Reacting to this statement, Michael Turner QC said:
“In Court, the Prosecution asserted that the Crown had offered no evidence as a result of further statements taken from the complainants which revealed inconsistencies in their evidence. This was surprising given that there were a myriad of inconsistencies in the complainants evidence on the face of the papers, which the Crown sought to explain away in Trial 1 as natural, given the age of the complaints and the number of them."
"Further, following acquittals in Trial 1 the Crown asserted that there had been a full review of the case and they would still continue with the prosecutions in Trial 2. To many of us involved in this trial, this appeared to be yet another example of a trial floundering on the rocks of a broken disclosure process."
"The defence were originally served with statements, exhibits and unused material in heavily redacted form. After the defence strongly contested the redactions, the statements were un-redacted, and so far as my client was concerned it revealed that redacted from the main complainants statement had been the comments “I was in a relationship with Atiq at the time” and “Atiq was not really like the others”.
"The Crown accepted these were unforgivable redactions and assured the Court it would not be repeated. We were promised that all the exhibits and unused material would be un-redacted and served. Despite several assurances that they would be, only four un-redacted pages of exhibits ever were. Why they were not has never been explained. Now the Crown has offered no evidence in the case we will never see this material. What they might have revealed about what other “unforgiveable mistakes” the Crown had made we will never know".
"Whilst the Crown remain the judge and jury of their own disclosure processes, injustices will continue to occur affecting both victims and defendants. This investigation spanned at least two years and cost the tax payers millions of pounds. One suspects that the Crown, in blaming the complainants for inconsistencies in their evidence, simply did not wish their woeful disclosure processes to be further exposed to the scrutiny of the public eye”.

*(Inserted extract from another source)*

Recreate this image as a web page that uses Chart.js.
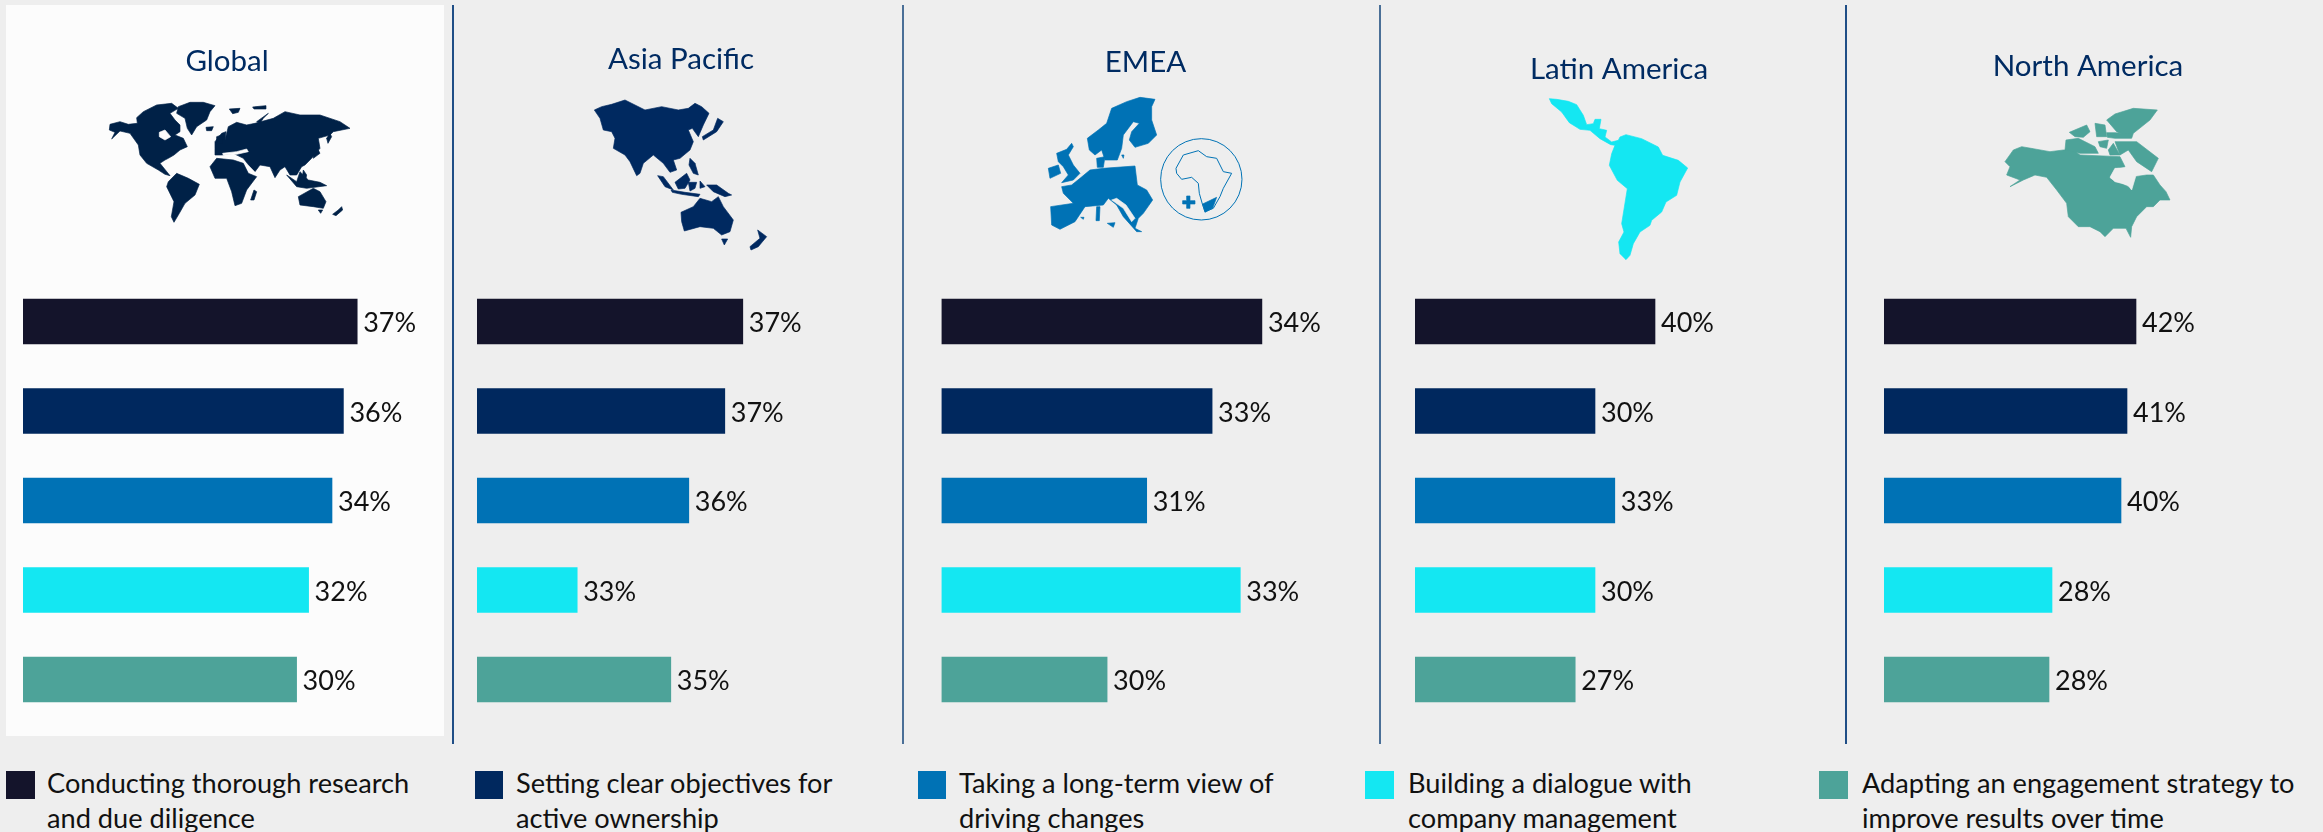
<!DOCTYPE html>
<html>
<head>
<meta charset="utf-8">
<script src="https://cdn.jsdelivr.net/npm/chart.js@4"></script>
<style>
html,body{margin:0;padding:0;background:#EEEEEE;width:2323px;height:832px;overflow:hidden;font-family:Lato,sans-serif}
#globalBg{position:absolute;left:6px;top:5px;width:438px;height:731px;background:#FCFCFC}
.divider{position:absolute;top:5px;height:739px;width:2px}
canvas{position:absolute;top:0}
svg{position:absolute;left:0;top:0}
.swatch{position:absolute;top:771px;height:28px}
.legendText{position:absolute;top:765px;font-size:27.2px;line-height:35px;color:#111;white-space:nowrap}
</style>
</head>
<body>
<div id="globalBg"></div>
<svg width="2323" height="832" viewBox="0 0 2323 832" id="maps">
  <!-- Global -->
  <g transform="translate(100,95) scale(0.3333)" fill="#002147" stroke="#002147" stroke-width="2" stroke-linejoin="round">
    <polygon points="30,88 60,80 85,88 112,85 110,68 130,50 170,30 215,25 235,40 210,55 225,75 240,90 240,110 225,120 250,130 262,155 240,165 222,180 205,190 195,195 180,205 210,242 195,238 175,225 140,205 120,180 115,150 90,115 60,108 35,132 45,112 28,105"/>
    <polygon points="235,35 270,22 310,22 345,32 330,50 320,75 290,95 275,120 262,100 255,70 230,55"/>
    <polygon points="388,42 420,40 415,52 398,56"/>
    <polygon points="458,36 498,32 498,42 462,42"/>
    <polygon points="470,80 505,55 490,70 480,85"/>
    <polygon points="318,97 340,95 335,107 320,107"/>
    <polygon points="205,260 230,235 265,250 298,268 285,300 255,325 238,355 222,382 214,365 222,320 200,275"/>
    <polygon points="330,215 350,190 400,195 430,205 445,235 470,245 440,285 425,325 405,332 395,290 380,250 345,250"/>
    <polygon points="452,315 462,285 470,290 462,315"/>
    <polygon points="345,140 365,115 378,110 375,135 385,95 410,82 440,90 465,85 520,70 555,50 600,60 660,60 720,80 750,100 700,110 690,120 655,130 660,160 635,190 615,210 605,215 590,240 570,240 555,215 540,225 525,248 510,215 480,210 465,230 445,210 430,190 400,175 365,180 345,180 345,160"/>
    <polygon points="350,125 365,120 368,145 350,148"/>
    <polygon points="680,130 690,115 695,125 684,145"/>
    <polygon points="640,180 655,165 660,175 640,190"/>
    <polygon points="610,225 620,240 618,250 608,240"/>
    <polygon points="560,240 590,275 620,280 680,272 660,262 625,255 600,230 590,260"/>
    <polygon points="595,305 640,280 660,290 678,320 670,340 640,335 600,330"/>
    <polygon points="655,345 668,345 662,355"/>
    <polygon points="725,335 728,345 708,362 698,358 715,345"/>
    <polygon points="178,112 195,105 212,125 195,135 178,125" fill="#FCFCFC" stroke="#FCFCFC"/>
    <polygon points="368,175 410,170 440,162 445,170 410,178 370,180" fill="#FCFCFC" stroke="#FCFCFC"/>
    <polyline points="430,195 465,232" fill="none" stroke="#FCFCFC"/>
  </g>
  <!-- Asia Pacific -->
  <g transform="translate(585,95) scale(0.3333)" fill="#002960" stroke="#002960" stroke-width="2" stroke-linejoin="round">
    <polygon points="28,45 50,35 80,28 120,15 150,30 180,45 230,35 280,45 310,40 330,25 350,35 372,55 355,90 340,125 322,100 310,105 325,140 315,165 285,190 265,195 275,225 255,232 235,205 205,180 175,205 165,235 155,242 135,200 120,180 85,160 90,130 80,110 55,105 45,70"/>
    <polygon points="398,70 415,80 395,110 355,135 352,125 385,105"/>
    <polygon points="315,190 330,205 340,240 325,235 312,210"/>
    <polygon points="218,242 235,245 265,285 240,275"/>
    <polygon points="258,285 300,292 345,298 340,305 290,298 262,292"/>
    <polygon points="270,262 305,235 315,255 300,280 280,282"/>
    <polygon points="310,262 335,262 330,280 315,288"/>
    <polygon points="345,258 360,275 345,280"/>
    <polygon points="365,270 395,270 430,295 440,300 420,305 385,290"/>
    <polygon points="288,352 325,335 345,310 380,320 400,305 415,335 445,375 435,410 410,420 385,400 345,395 298,408 290,380"/>
    <polygon points="410,432 428,432 418,450"/>
    <polygon points="518,405 545,425 520,455 498,465 495,455 525,430"/>
  </g>
  <!-- EMEA -->
  <g transform="translate(1040,90) scale(0.3333)">
    <g fill="#0072B5" stroke="#0072B5" stroke-width="2" stroke-linejoin="round">
      <polygon points="215,55 260,35 300,22 345,28 335,50 335,90 350,135 325,160 285,172 268,150 275,125 298,100 280,95 250,135 245,175 232,210 195,210 185,180 165,195 148,180 142,145 175,120 200,100"/>
      <polygon points="170,205 195,200 190,232 172,232"/>
      <polygon points="245,195 252,195 250,205"/>
      <polygon points="50,190 80,178 95,160 100,170 85,195 100,225 120,250 100,270 65,278 85,255 70,230 55,215"/>
      <polygon points="25,235 55,225 62,250 30,265"/>
      <polygon points="150,240 190,235 285,228 292,285 320,300 338,330 310,370 295,385 285,415 305,425 290,425 250,380 230,345 205,325 190,345 135,350 105,395 60,418 35,405 32,350 100,340 70,310 65,290 95,285 120,265"/>
      <polygon points="215,330 250,355 275,395 285,385 258,345 230,325" fill="#EEEEEE" stroke="#EEEEEE"/>
      <polygon points="202,400 225,398 220,412"/>
      <polygon points="170,350 180,350 178,392 168,392"/>
      <polygon points="122,382 132,382 130,388"/>
      <polygon points="488,342 530,322 518,355 495,367"/>
      <polygon points="440,318 450,318 450,332 465,332 465,342 450,342 450,355 440,355 440,342 428,342 428,332 440,332"/>
    </g>
    <circle cx="484" cy="268" r="122" fill="none" stroke="#0072B5" stroke-width="3"/>
    <polygon points="408,235 430,195 475,182 500,200 530,205 550,245 575,250 550,295 540,320 520,355 495,365 488,345 478,310 475,280 455,262 425,268 410,250" fill="none" stroke="#0072B5" stroke-width="3" stroke-linejoin="round"/>
  </g>
  <!-- Latin America -->
  <g transform="translate(1540,92) scale(0.3333)" fill="#14E7F2" stroke="#14E7F2" stroke-width="2" stroke-linejoin="round">
    <polygon points="28,20 50,22 85,28 110,38 130,70 140,98 160,95 165,82 183,82 178,110 200,115 195,135 215,150 235,145 240,135 258,128 305,140 355,165 368,190 415,205 443,228 420,270 410,310 378,330 365,360 335,385 330,400 300,420 280,455 270,490 258,503 240,485 236,450 252,420 245,395 262,290 232,265 208,220 215,185 225,160 212,158 180,140 150,115 120,112 88,92 65,60 35,35"/>
  </g>
  <!-- North America -->
  <g transform="translate(2000,100) scale(0.3333)" fill="#4DA399" stroke="#4DA399" stroke-width="2" stroke-linejoin="round">
    <polygon points="15,185 40,150 65,140 150,155 190,150 220,150 240,165 360,170 375,200 345,205 330,235 385,260 395,270 405,230 440,225 460,225 480,255 498,275 510,300 480,300 460,320 440,320 410,350 395,380 392,412 378,385 340,385 315,410 300,395 270,380 235,380 205,350 200,310 170,270 140,232 105,225 70,240 30,260 60,240 20,225 30,200"/>
    <polygon points="345,42 400,25 472,30 450,60 400,100 395,115 350,95 320,60"/>
    <polygon points="198,120 235,115 285,140 295,160 240,160 195,150"/>
    <polygon points="208,97 260,75 270,95 250,112 225,110"/>
    <polygon points="285,70 315,75 320,110 290,110"/>
    <polygon points="345,125 410,125 475,175 455,215 410,185 385,150 360,165"/>
    <polygon points="295,125 325,120 320,145 300,140"/>
    <polygon points="325,150 340,130 360,165 330,165"/>
    <polygon points="320,98 345,98 395,102 392,115 345,115 322,112"/>
    <polygon points="330,232 345,205 370,205 410,220 395,270 385,255 345,245" fill="#EEEEEE" stroke="#EEEEEE"/>
  </g>
</svg>
<div class="divider" style="left:452px;background:#1F4E86"></div>
<div class="divider" style="left:902px;background:#4A6F97"></div>
<div class="divider" style="left:1379px;background:#4A6F97"></div>
<div class="divider" style="left:1845px;background:#1F4E86"></div>
<script>
// Five approaches shown as bars
const categories = [
  "Conducting thorough research and due diligence",
  "Setting clear objectives for active ownership",
  "Taking a long-term view of driving changes",
  "Building a dialogue with company management",
  "Adapting an engagement strategy to improve results over time"
];
const legendLines = [
  ["Conducting thorough research", "and due diligence"],
  ["Setting clear objectives for", "active ownership"],
  ["Taking a long-term view of", "driving changes"],
  ["Building a dialogue with", "company management"],
  ["Adapting an engagement strategy to", "improve results over time"]
];
const barColors = ["#14142B", "#00285E", "#0072B5", "#14E7F2", "#4DA399"];

// Printed labels, as shown beside the bars
const globalLabels        = [37, 36, 34, 32, 30];
const asiaPacificLabels   = [37, 37, 36, 33, 35];
const emeaLabels          = [34, 33, 31, 33, 30];
const latinAmericaLabels  = [40, 30, 33, 30, 27];
const northAmericaLabels  = [42, 41, 40, 28, 28];

// Bar lengths as drawn in the picture (they do not follow the printed labels
// in every panel), read on the scale of the Latin America panel
const globalBars        = [55.7, 53.4, 51.5, 47.6, 45.6];
const asiaPacificBars   = [44.3, 41.3, 35.3, 16.7, 32.3];
const emeaBars          = [53.4, 45.1, 34.2, 49.8, 27.6];
const latinAmericaBars  = [40.0, 30.0, 33.3, 30.0, 26.7];
const northAmericaBars  = [42.0, 40.5, 39.5, 28.0, 27.5];

const panelTitles = ["Global", "Asia Pacific", "EMEA", "Latin America", "North America"];
const panelBars   = [globalBars, asiaPacificBars, emeaBars, latinAmericaBars, northAmericaBars];
const panelLabels = [globalLabels, asiaPacificLabels, emeaLabels, latinAmericaLabels, northAmericaLabels];

// Layout only
const canvasLeft  = [0, 454, 904, 1380, 1851];
const canvasWidth = [458, 452, 482, 478, 472];
const plotLeft    = [23, 477, 941.5, 1415, 1884];
const baselines   = [72, 70.5, 73, 80.5, 77.5];
const swatchX     = [6, 475, 918, 1365, 1819];
const swatchW     = [29, 28, 28, 29, 29];
const textX       = [47, 516, 959, 1408, 1862];

const TITLE_SIZE = 29.5, PLOT_W = 408, AXIS_MAX = 68, PLOT_TOP = 276.75, PLOT_H = 447.5, CANVAS_H = 735;

const valueLabels = {
  id: 'valueLabels',
  afterDatasetsDraw(chart) {
    const { ctx } = chart;
    const meta = chart.getDatasetMeta(0);
    const labels = chart.options.plugins.valueLabels.labels;
    ctx.save();
    ctx.font = '27px Lato';
    ctx.fillStyle = '#111111';
    ctx.textBaseline = 'middle';
    ctx.textAlign = 'left';
    meta.data.forEach((bar, i) => ctx.fillText(labels[i] + '%', bar.x + 6, bar.y + 2));
    ctx.restore();
  }
};

panelTitles.forEach((title, p) => {
  const c = document.createElement('canvas');
  c.width = canvasWidth[p];
  c.height = CANVAS_H;
  c.style.left = canvasLeft[p] + 'px';
  c.style.width = canvasWidth[p] + 'px';
  c.style.height = CANVAS_H + 'px';
  document.body.appendChild(c);
  const lh = TITLE_SIZE * 1.2;
  // title is centred in its line box; cap-height centre sits about 0.36em above the baseline
  const titleTop = baselines[p] - 0.36 * TITLE_SIZE - lh / 2;
  new Chart(c, {
    type: 'bar',
    data: {
      labels: categories,
      datasets: [{
        data: panelBars[p],
        backgroundColor: barColors,
        barThickness: 45,
        borderWidth: 0
      }]
    },
    options: {
      indexAxis: 'y',
      responsive: false,
      animation: false,
      layout: { padding: {
        left: plotLeft[p] - canvasLeft[p],
        right: canvasWidth[p] - (plotLeft[p] - canvasLeft[p]) - PLOT_W,
        top: 0,
        bottom: CANVAS_H - PLOT_TOP - PLOT_H
      } },
      scales: {
        x: { display: false, min: 0, max: AXIS_MAX, grid: { display: false } },
        y: { display: false, grid: { display: false } }
      },
      plugins: {
        legend: { display: false },
        tooltip: { enabled: false },
        title: {
          display: true,
          text: title,
          color: '#002B62',
          font: { family: 'Lato', size: TITLE_SIZE, weight: 'normal', lineHeight: 1.2 },
          padding: { top: titleTop, bottom: PLOT_TOP - titleTop - lh }
        },
        valueLabels: { labels: panelLabels[p] }
      }
    },
    plugins: [valueLabels]
  });
});

legendLines.forEach((lines, i) => {
  const s = document.createElement('div');
  s.className = 'swatch';
  s.style.left = swatchX[i] + 'px';
  s.style.width = swatchW[i] + 'px';
  s.style.background = barColors[i];
  document.body.appendChild(s);
  const t = document.createElement('div');
  t.className = 'legendText';
  t.style.left = textX[i] + 'px';
  t.innerHTML = lines.join('<br>');
  document.body.appendChild(t);
});
</script>
</body>
</html>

"Whatever the truth may be in the Crown dropping the case, it is certain that the redacted passages in the main complainants evidence denied Atiq Hussain the possibility of the Court dismissing the charges when they first became before the Court, and/or a successful bail application".
This case has been widely reported in the media including by the BBC and the Oxford Mail.
Michael Turner QC was instructed by Mohammed Ullah of Ullah Law Associates. Thalia Maragh of the Garden Court Chambers Crime Team represented another defendant, Ahsan Raza. Thalia was instructed by Angella Porter Solicitors.